Sam's own orchard, nine acres about five miles south of Mancos, is still young and not producing at full capacity yet. He’s getting about five percent of his apples from there at the moment, but hopes that one day it’ll be producing 50% or more of the company’s needs. He originally planted about 100 varieties, and about 40 to 50 of those have not proven to be well-adapted for the long, hot days and cool nights at 7,000 feet elevation.

“Of those, we have about a dozen that we’re planting in bigger numbers, bigger quantities,” he says. For the most part, he’s growing different varieties than what he finds abandoned or growing wild. He’s grafting more French and English bitter apples such as Blanc Mollet and Dabinett, which he can use as a blending component for historic orchard fruit that may lack a strong enough tannic component.

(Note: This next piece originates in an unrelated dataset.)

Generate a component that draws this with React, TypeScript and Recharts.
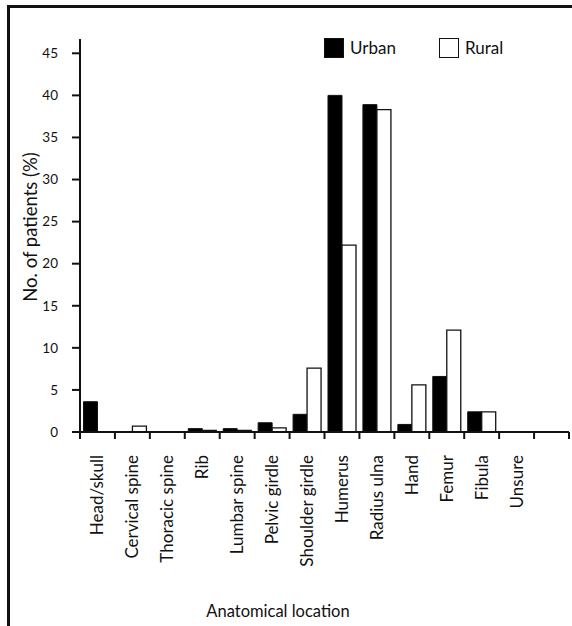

“There’s some overlap there, but in my orchard, I’m looking for different stuff” than is already growing, he says. “I look to the old-world stuff from England and France that was used for cidermaking for hundreds of years over there. My orchard is sort of like an experimental field station for tannic apples that do well in Colorado.”

For someone like Jude Schuenemeyer, Sam is writing a new chapter in an already rich history. Bringing in varieties that might not have been in Colorado a century ago only contributes to and broadens the story of the industry, and hopefully helps to carry it forward.

“It's not about the past, it's about the future. It's about what we can do with it now and what we can do in the future,” he says. “You have people like Sam that really care about tradition and they want to make something that’s a good-quality product.

There is the realistic—what you can put in a container and what you can sell it for—and then there's just the obsession over how good you can make something. And there are so many people in the cider industry in Colorado that have that obsession. That's what's sweet to watch, right?”